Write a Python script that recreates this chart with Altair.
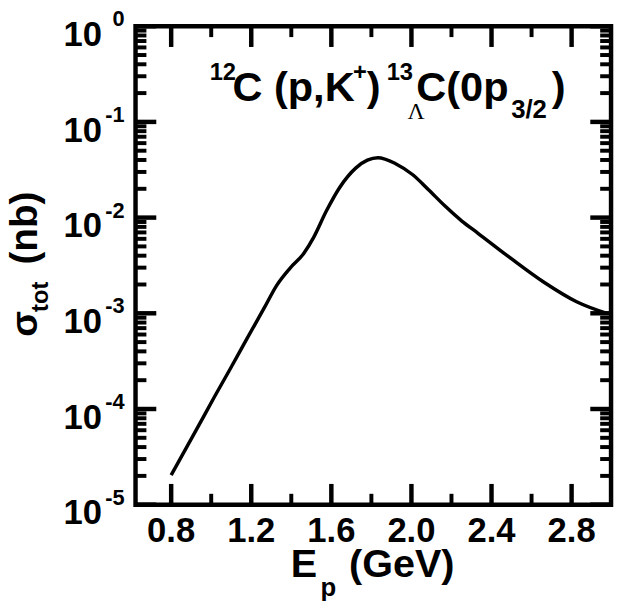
import altair as alt
import pandas as pd

# ---- data ----
energy = [0.80, 0.933, 1.017, 1.096, 1.18, 1.264, 1.328, 1.393, 1.462, 1.511,
          1.575, 1.64, 1.723, 1.78, 1.832, 1.921, 2.005, 2.084, 2.168, 2.252,
          2.331, 2.499, 2.662, 2.825, 2.98]
sigma = [2.04e-5, 6.46e-5, 1.35e-4, 2.65e-4, 5.50e-4, 1.13e-3, 1.97e-3, 2.95e-3,
         4.21e-3, 6.17e-3, 1.17e-2, 2.04e-2, 3.31e-2, 3.98e-2, 4.23e-2, 3.66e-2,
         2.82e-2, 1.97e-2, 1.32e-2, 9.2e-3, 6.9e-3, 3.72e-3, 2.11e-3, 1.32e-3,
         9.9e-4]

x_major = [0.8, 1.2, 1.6, 2.0, 2.4, 2.8]
x_labels = ["0.8", "1.2", "1.6", "2.0", "2.4", "2.8"]
x_minor = [1.0, 1.4, 1.8, 2.2, 2.6]
y_major = [1e0, 1e-1, 1e-2, 1e-3, 1e-4, 1e-5]
y_exp = ["0", "-1", "-2", "-3", "-4", "-5"]
y_minor = [k * 10.0 ** e for e in range(-5, 0) for k in range(2, 10)]

df = pd.DataFrame({"E": energy, "sigma": sigma})
ylab_df = pd.DataFrame({"v": y_major, "t": y_exp})
xlab_df = pd.DataFrame({"v": x_major, "t": x_labels})

FONT = "Liberation Sans"
W, H = 481, 484
xs = alt.Scale(type="linear", domain=[0.622, 2.997], nice=False, zero=False)
ys = alt.Scale(type="log", domain=[1e-5, 1], nice=False)

line = alt.Chart(df).mark_line(color="black", strokeWidth=3.5,
                               interpolate="monotone", clip=True).encode(
    x=alt.X("E:Q", scale=xs, axis=None),
    y=alt.Y("sigma:Q", scale=ys, axis=None),
)


def xrules(values, y0, y1, width):
    d = pd.DataFrame({"v": values})
    return alt.Chart(d).mark_rule(color="#000000", strokeWidth=width,
                                  strokeCap="butt").encode(
        x=alt.X("v:Q", scale=xs, axis=None), y=alt.value(y0), y2=alt.value(y1))


def yrules(values, x0, x1, width):
    d = pd.DataFrame({"v": values})
    return alt.Chart(d).mark_rule(color="#000000", strokeWidth=width,
                                  strokeCap="butt").encode(
        y=alt.Y("v:Q", scale=ys, axis=None), x=alt.value(x0), x2=alt.value(x1))


ticks = [
    xrules(x_major, H, H - 21, 4.5), xrules(x_minor, H, H - 11, 4),
    xrules(x_major, 0, 21, 4.5), xrules(x_minor, 0, 11, 4),
    yrules(y_major, 0, 21, 4.5), yrules(y_minor, 0, 11, 4),
    yrules(y_major, W, W - 21, 4.5), yrules(y_minor, W, W - 11, 4),
]

xlabels = alt.Chart(xlab_df).mark_text(
    font=FONT, fontSize=35, fontWeight="bold", align="center",
    baseline="alphabetic", color="black",
).encode(x=alt.X("v:Q", scale=xs, axis=None), y=alt.value(H + 38), text="t:N")

ytens = alt.Chart(ylab_df).mark_text(
    font=FONT, fontSize=35, fontWeight="bold", align="right",
    baseline="alphabetic", color="black", dy=20,
).encode(x=alt.value(-34), y=alt.Y("v:Q", scale=ys, axis=None),
         text=alt.value("10"))

exps = alt.Chart(ylab_df).mark_text(
    font=FONT, fontSize=22, fontWeight="bold", align="right",
    baseline="alphabetic", color="black", dy=0,
).encode(x=alt.value(-11), y=alt.Y("v:Q", scale=ys, axis=None), text="t:N")

one = pd.DataFrame({"a": [0]})


def txt(s, x, y, size, angle=0, font=FONT, weight="bold"):
    return alt.Chart(one).mark_text(
        text=s, font=font, fontSize=size, fontWeight=weight, align="left",
        baseline="alphabetic", angle=angle, color="black",
    ).encode(x=alt.value(x), y=alt.value(y))


labels = [
    # reaction annotation
    txt("12", 75, 54, 24),
    txt("C (p,K", 98, 76, 42),
    txt("+", 220, 54, 24),
    txt(")", 234, 76, 42),
    txt("13", 254, 54, 24),
    txt("\u039b", 275, 94, 24, font="Liberation Serif", weight="normal"),
    txt("C(0p", 284, 76, 42),
    txt("3/2", 380, 93, 26),
    txt(")", 421, 76, 42),
    # x title
    txt("E", 157, 557, 40),
    txt("p", 187, 576, 26),
    txt("(GeV)", 216, 557, 40),
    # y title
    txt("\u03c3", -100, 314, 38, angle=270),
    txt("tot", -89, 289, 24, angle=270),
    txt("(nb)", -100, 241, 39, angle=270),
]

chart = alt.layer(line, xlabels, ytens, exps, *labels, *ticks).properties(
    width=W, height=H,
    padding={"left": 129, "top": 15, "right": 4, "bottom": 94},
    autosize=alt.AutoSizeParams(type="none"),
    background="white",
).configure_view(stroke="black", strokeWidth=4.5)

chart.save("out.html", embed_options={"renderer": "svg", "actions": False})
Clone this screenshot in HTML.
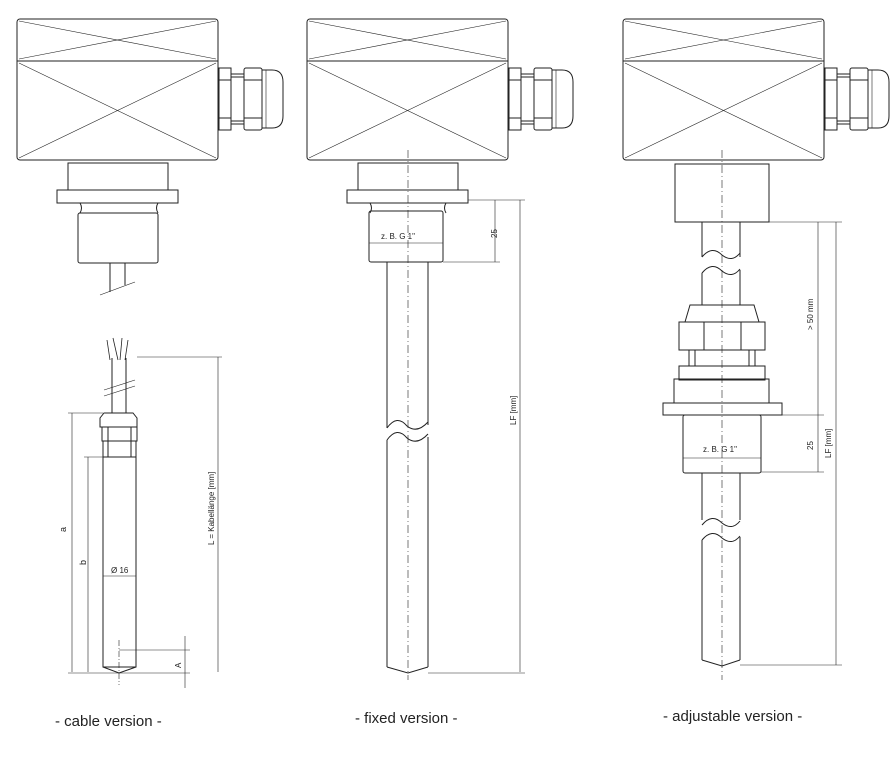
<!DOCTYPE html>
<html><head><style>
html,body{margin:0;padding:0;background:#fff;width:893px;height:758px;overflow:hidden}
svg{display:block}
text{font-family:"Liberation Sans",sans-serif;fill:#222}
</style></head><body>
<svg width="893" height="758" viewBox="0 0 893 758" fill="none" stroke="#222" stroke-width="1">
<defs>
<g id="house">
  <rect x="0" y="0" width="201" height="141" rx="3"/>
  <line x1="0" y1="42" x2="201" y2="42"/>
  <line x1="2" y1="2" x2="199" y2="40" stroke-width="0.6"/>
  <line x1="199" y1="2" x2="2" y2="40" stroke-width="0.6"/>
  <line x1="2" y1="44" x2="199" y2="139" stroke-width="0.6"/>
  <line x1="199" y1="44" x2="2" y2="139" stroke-width="0.6"/>
  <rect x="202" y="49" width="12" height="62"/>
  <line x1="202" y1="61" x2="214" y2="61"/><line x1="202" y1="99" x2="214" y2="99"/>
  <rect x="214" y="55" width="13" height="50"/>
  <line x1="214" y1="58" x2="227" y2="58"/><line x1="214" y1="102" x2="227" y2="102"/>
  <rect x="227" y="49" width="18" height="62" rx="2"/>
  <line x1="227" y1="61" x2="245" y2="61"/><line x1="227" y1="99" x2="245" y2="99"/>
  <path d="M245 51 h10 q11 0 11 12 v34 q0 12 -11 12 h-10"/>
  <line x1="249" y1="51" x2="249" y2="109" stroke-width="0.6"/>
</g>
</defs>

<!-- LEFT -->
<use href="#house" x="17" y="19"/>
<rect x="68" y="163" width="100" height="30"/>
<rect x="57" y="190" width="121" height="13" fill="#fff"/>
<path d="M80 203 q3 5 0 10 M158 203 q-3 5 0 10"/>
<rect x="78" y="213" width="80" height="50" rx="2"/>
<line x1="110" y1="263" x2="110" y2="292"/><line x1="125" y1="263" x2="125" y2="285"/>
<line x1="100" y1="295" x2="135" y2="282" stroke-width="0.6"/>

<!-- left probe -->
<path d="M107 340 l3 20 M113 338 l5 22 M122 338 l-2 22 M128 340 l-3 20" stroke-width="0.8"/>
<line x1="112" y1="358" x2="112" y2="413"/><line x1="126" y1="358" x2="126" y2="413"/>
<line x1="104" y1="390" x2="135" y2="380" stroke-width="0.6"/>
<line x1="104" y1="396" x2="135" y2="386" stroke-width="0.6"/>
<path d="M104 413 h29 l4 5 v9 h-37 v-9z"/>
<rect x="102" y="427" width="35" height="14"/>
<rect x="103" y="441" width="33" height="16"/>
<line x1="108" y1="427" x2="108" y2="457"/><line x1="131" y1="427" x2="131" y2="457"/>
<rect x="103" y="457" width="33" height="210"/>
<path d="M103 667 l16 6 l17 -6"/>
<line x1="119" y1="640" x2="119" y2="685" stroke-dasharray="6,2,1,2" stroke-width="0.6"/>
<g stroke-width="0.6">
<line x1="72" y1="413" x2="72" y2="672"/><line x1="68" y1="413" x2="103" y2="413"/>
<line x1="88" y1="457" x2="88" y2="672"/><line x1="84" y1="457" x2="103" y2="457"/>
<line x1="68" y1="673" x2="190" y2="673"/>
<line x1="218" y1="357" x2="218" y2="672"/><line x1="137" y1="357" x2="222" y2="357"/>
<line x1="119" y1="650" x2="190" y2="650"/><line x1="185" y1="636" x2="185" y2="688"/>
<line x1="103" y1="576" x2="136" y2="576"/>
</g>
<text x="66" y="532" font-size="9" transform="rotate(-90 66 532)" stroke="none">a</text>
<text x="86" y="565" font-size="9" transform="rotate(-90 86 565)" stroke="none">b</text>
<text x="111" y="573" font-size="8" stroke="none">Ø 16</text>
<text x="181" y="668" font-size="8" transform="rotate(-90 181 668)" stroke="none">A</text>
<text x="214" y="545" font-size="8" transform="rotate(-90 214 545)" stroke="none">L = Kabellänge [mm]</text>

<!-- MIDDLE -->
<use href="#house" x="307" y="19"/>
<rect x="358" y="163" width="100" height="30"/>
<rect x="347" y="190" width="121" height="13" fill="#fff"/>
<path d="M370 203 q3 5 0 10 M446 203 q-3 5 0 10"/>
<rect x="369" y="211" width="74" height="51" rx="2"/>
<line x1="387" y1="262" x2="387" y2="428"/><line x1="428" y1="262" x2="428" y2="425"/>
<path d="M387 428 q10 -14 20 -2 q10 8 21 -4 M387 440 q10 -14 20 -2 q10 8 21 -4"/>
<line x1="387" y1="440" x2="387" y2="667"/><line x1="428" y1="437" x2="428" y2="667"/>
<path d="M387 667 l21 6 l20 -6"/>
<line x1="408" y1="150" x2="408" y2="680" stroke-dasharray="8,3,1,3" stroke-width="0.6"/>
<g stroke-width="0.6">
<line x1="468" y1="200" x2="525" y2="200"/><line x1="443" y1="262" x2="500" y2="262"/>
<line x1="495" y1="200" x2="495" y2="262"/><line x1="520" y1="200" x2="520" y2="672"/>
<line x1="428" y1="673" x2="525" y2="673"/>
<line x1="369" y1="243" x2="443" y2="243"/>
</g>
<text x="381" y="239" font-size="8" stroke="none">z. B. G 1"</text>
<text x="497" y="238" font-size="8" transform="rotate(-90 497 238)" stroke="none">25</text>
<text x="516" y="425" font-size="8" transform="rotate(-90 516 425)" stroke="none">LF [mm]</text>

<!-- RIGHT -->
<use href="#house" x="623" y="19"/>
<rect x="675" y="164" width="94" height="58"/>
<line x1="702" y1="222" x2="702" y2="257"/><line x1="740" y1="222" x2="740" y2="257"/>
<path d="M702 257 q10 -12 20 -2 q10 8 18 -2 M702 273 q10 -12 20 -2 q10 8 18 -2"/>
<line x1="702" y1="273" x2="702" y2="305"/><line x1="740" y1="270" x2="740" y2="305"/>
<path d="M685 322 l5 -17 h64 l5 17z"/>
<rect x="679" y="322" width="86" height="28"/>
<line x1="704" y1="322" x2="704" y2="350"/><line x1="741" y1="322" x2="741" y2="350"/>
<rect x="689" y="350" width="6" height="16"/><rect x="749" y="350" width="6" height="16"/>
<rect x="679" y="366" width="86" height="14"/>
<rect x="674" y="379" width="95" height="25"/>
<rect x="663" y="403" width="119" height="12" fill="#fff"/>
<rect x="683" y="415" width="78" height="58" rx="2"/>
<line x1="702" y1="473" x2="702" y2="520"/><line x1="740" y1="473" x2="740" y2="520"/>
<path d="M702 525 q10 -12 20 -2 q10 8 18 -2 M702 540 q10 -12 20 -2 q10 8 18 -2"/>
<line x1="702" y1="540" x2="702" y2="660"/><line x1="740" y1="537" x2="740" y2="660"/>
<path d="M702 660 l20 6 l18 -6"/>
<line x1="722" y1="150" x2="722" y2="680" stroke-dasharray="8,3,1,3" stroke-width="0.6"/>
<g stroke-width="0.6">
<line x1="769" y1="222" x2="842" y2="222"/>
<line x1="818" y1="222" x2="818" y2="472"/><line x1="836" y1="222" x2="836" y2="665"/>
<line x1="782" y1="415" x2="824" y2="415"/><line x1="761" y1="472" x2="824" y2="472"/>
<line x1="740" y1="665" x2="842" y2="665"/>
<line x1="683" y1="458" x2="761" y2="458"/>
</g>
<text x="703" y="452" font-size="8" stroke="none">z. B. G 1"</text>
<text x="813" y="330" font-size="8" transform="rotate(-90 813 330)" stroke="none">&gt; 50 mm</text>
<text x="813" y="450" font-size="8" transform="rotate(-90 813 450)" stroke="none">25</text>
<text x="831" y="458" font-size="8" transform="rotate(-90 831 458)" stroke="none">LF [mm]</text>

<text x="55" y="726" font-size="15" stroke="none">- cable version -</text>
<text x="355" y="723" font-size="15" stroke="none">- fixed version -</text>
<text x="663" y="721" font-size="15" stroke="none">- adjustable version -</text>
</svg>
</body></html>
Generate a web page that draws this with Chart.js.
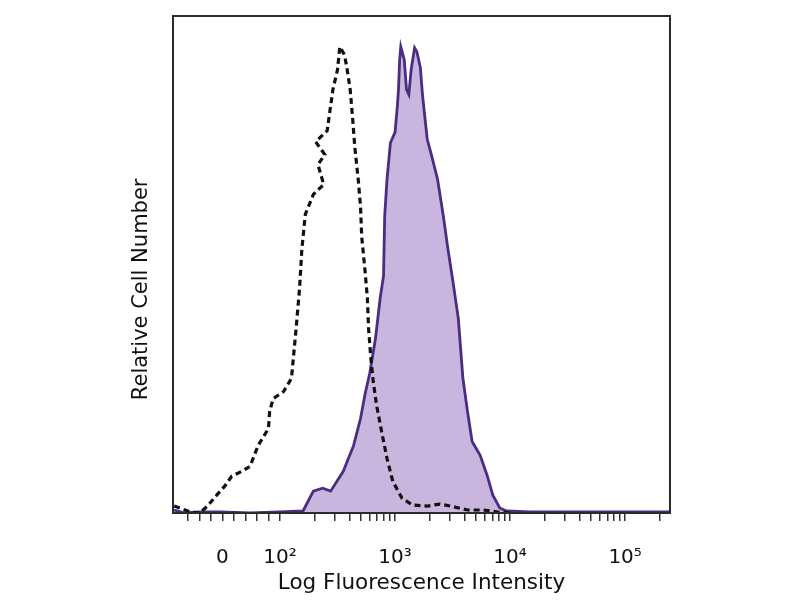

• • •

CHALLENGE: Repeat the records above exactly, from the first line through the line that contains "import pandas as pd", and leave out the pictures.

RESPONSE BELOW:
Write a Python script that recreates this chart with Altair.
import altair as alt
import pandas as pd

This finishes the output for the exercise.